Giorgio Pasquali (29 April 1885, Rome9 July 1952, Belluno) was an Italian classical scholar who made a fundamental contribution to the field of textual criticism.

He studied classical philology at La Sapienza University of Rome, graduating in 1907 with a dissertation entitled La commedia mitologica e i suoi precedenti nella letteratura greca (Mythological comedy and its precedents in Greek literature). In 1908 and 1909 he continued his studies in Basel and Göttingen. He went on to teach in Rome, Messina, Göttingen and Florence, where he became full professor of Greek literature in 1924, before occupying the chair of Greek and that of Latin literature.
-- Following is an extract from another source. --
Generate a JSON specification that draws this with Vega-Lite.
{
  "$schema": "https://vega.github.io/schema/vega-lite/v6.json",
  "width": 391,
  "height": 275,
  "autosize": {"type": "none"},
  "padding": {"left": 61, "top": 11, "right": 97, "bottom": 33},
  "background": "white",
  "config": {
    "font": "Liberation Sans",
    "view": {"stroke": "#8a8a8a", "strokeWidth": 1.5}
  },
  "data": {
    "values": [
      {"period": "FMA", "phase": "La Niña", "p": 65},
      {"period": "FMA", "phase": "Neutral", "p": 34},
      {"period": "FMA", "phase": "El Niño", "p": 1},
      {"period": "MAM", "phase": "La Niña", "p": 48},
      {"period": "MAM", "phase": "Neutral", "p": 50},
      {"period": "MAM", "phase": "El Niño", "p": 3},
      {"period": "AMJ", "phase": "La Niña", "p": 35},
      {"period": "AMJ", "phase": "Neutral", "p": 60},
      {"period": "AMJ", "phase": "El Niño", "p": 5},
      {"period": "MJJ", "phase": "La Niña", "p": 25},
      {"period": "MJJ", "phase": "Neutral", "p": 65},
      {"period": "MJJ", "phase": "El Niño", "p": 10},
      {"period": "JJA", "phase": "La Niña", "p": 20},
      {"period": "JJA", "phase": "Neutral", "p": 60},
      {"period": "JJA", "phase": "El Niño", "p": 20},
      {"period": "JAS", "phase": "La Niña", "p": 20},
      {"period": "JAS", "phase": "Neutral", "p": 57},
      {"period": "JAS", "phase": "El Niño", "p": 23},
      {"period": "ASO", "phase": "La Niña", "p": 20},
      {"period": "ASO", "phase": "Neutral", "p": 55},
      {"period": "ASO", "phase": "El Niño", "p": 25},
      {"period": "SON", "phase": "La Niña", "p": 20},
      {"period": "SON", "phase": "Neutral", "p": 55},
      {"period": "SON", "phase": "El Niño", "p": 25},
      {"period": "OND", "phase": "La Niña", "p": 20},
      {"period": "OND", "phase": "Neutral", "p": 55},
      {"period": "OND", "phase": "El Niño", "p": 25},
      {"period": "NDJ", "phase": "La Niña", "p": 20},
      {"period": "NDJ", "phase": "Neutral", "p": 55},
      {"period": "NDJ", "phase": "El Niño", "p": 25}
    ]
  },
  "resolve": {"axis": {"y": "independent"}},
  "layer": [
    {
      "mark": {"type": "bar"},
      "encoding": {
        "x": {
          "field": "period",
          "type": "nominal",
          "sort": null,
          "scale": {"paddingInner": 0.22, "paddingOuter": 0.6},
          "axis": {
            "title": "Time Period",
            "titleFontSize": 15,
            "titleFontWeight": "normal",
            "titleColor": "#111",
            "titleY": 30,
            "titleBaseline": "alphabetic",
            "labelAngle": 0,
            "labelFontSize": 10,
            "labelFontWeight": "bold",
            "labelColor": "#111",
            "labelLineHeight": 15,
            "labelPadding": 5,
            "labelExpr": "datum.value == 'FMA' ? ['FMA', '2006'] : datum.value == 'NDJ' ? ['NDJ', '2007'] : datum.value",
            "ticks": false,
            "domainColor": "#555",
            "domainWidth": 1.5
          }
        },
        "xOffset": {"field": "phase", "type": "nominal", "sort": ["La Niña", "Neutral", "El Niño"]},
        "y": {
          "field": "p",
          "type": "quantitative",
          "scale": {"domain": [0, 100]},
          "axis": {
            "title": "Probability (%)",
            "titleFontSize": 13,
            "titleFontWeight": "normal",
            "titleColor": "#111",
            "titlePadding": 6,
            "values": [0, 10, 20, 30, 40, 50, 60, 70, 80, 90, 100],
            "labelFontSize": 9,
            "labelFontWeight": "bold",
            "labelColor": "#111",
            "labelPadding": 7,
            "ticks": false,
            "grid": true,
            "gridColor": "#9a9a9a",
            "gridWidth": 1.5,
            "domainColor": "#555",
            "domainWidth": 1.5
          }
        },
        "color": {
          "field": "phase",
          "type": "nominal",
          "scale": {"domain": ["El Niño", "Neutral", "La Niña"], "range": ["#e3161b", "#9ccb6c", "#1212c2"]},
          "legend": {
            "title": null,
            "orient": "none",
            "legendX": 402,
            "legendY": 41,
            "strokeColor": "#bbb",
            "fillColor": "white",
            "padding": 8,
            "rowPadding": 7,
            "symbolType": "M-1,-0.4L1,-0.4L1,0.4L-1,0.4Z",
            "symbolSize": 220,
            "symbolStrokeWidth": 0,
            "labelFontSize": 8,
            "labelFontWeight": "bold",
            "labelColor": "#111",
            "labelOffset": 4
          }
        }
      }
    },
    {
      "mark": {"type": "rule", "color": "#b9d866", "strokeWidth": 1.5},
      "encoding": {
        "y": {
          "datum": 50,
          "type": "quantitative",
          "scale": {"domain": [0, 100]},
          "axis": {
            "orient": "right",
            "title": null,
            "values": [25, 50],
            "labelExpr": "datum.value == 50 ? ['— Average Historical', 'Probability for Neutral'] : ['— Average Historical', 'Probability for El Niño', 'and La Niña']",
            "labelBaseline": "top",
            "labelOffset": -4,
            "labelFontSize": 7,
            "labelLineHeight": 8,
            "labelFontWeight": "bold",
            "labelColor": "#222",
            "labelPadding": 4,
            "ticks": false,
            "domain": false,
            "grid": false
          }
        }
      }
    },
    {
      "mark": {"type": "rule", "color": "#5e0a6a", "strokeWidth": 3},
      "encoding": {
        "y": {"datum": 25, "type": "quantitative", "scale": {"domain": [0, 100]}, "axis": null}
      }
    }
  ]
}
In 1925 he signed the Manifesto of the Anti-Fascist Intellectuals. From 1931 onwards he also taught at the Scuola Normale Superiore in Pisa. He received various honours, including an honorary degree from the University of Göttingen (1937) and being elected to the Royal Academy of Italy (1942).

Contribution to textual criticism 
Pasquali's greatest claim to fame is the book Storia della tradizione e critica del testo (History of the tradition and textual criticism). It was born as a reaction to Textkritik by Paul Maas, of which Pasquali first wrote a long review that appeared in several instalments in the journal Gnomon. His book, which came out in 1934, complements the work of Maas rather than refuting it. A thoroughly revised second edition appeared in 1952, the year of Pasquali's death. The book has not been translated into English.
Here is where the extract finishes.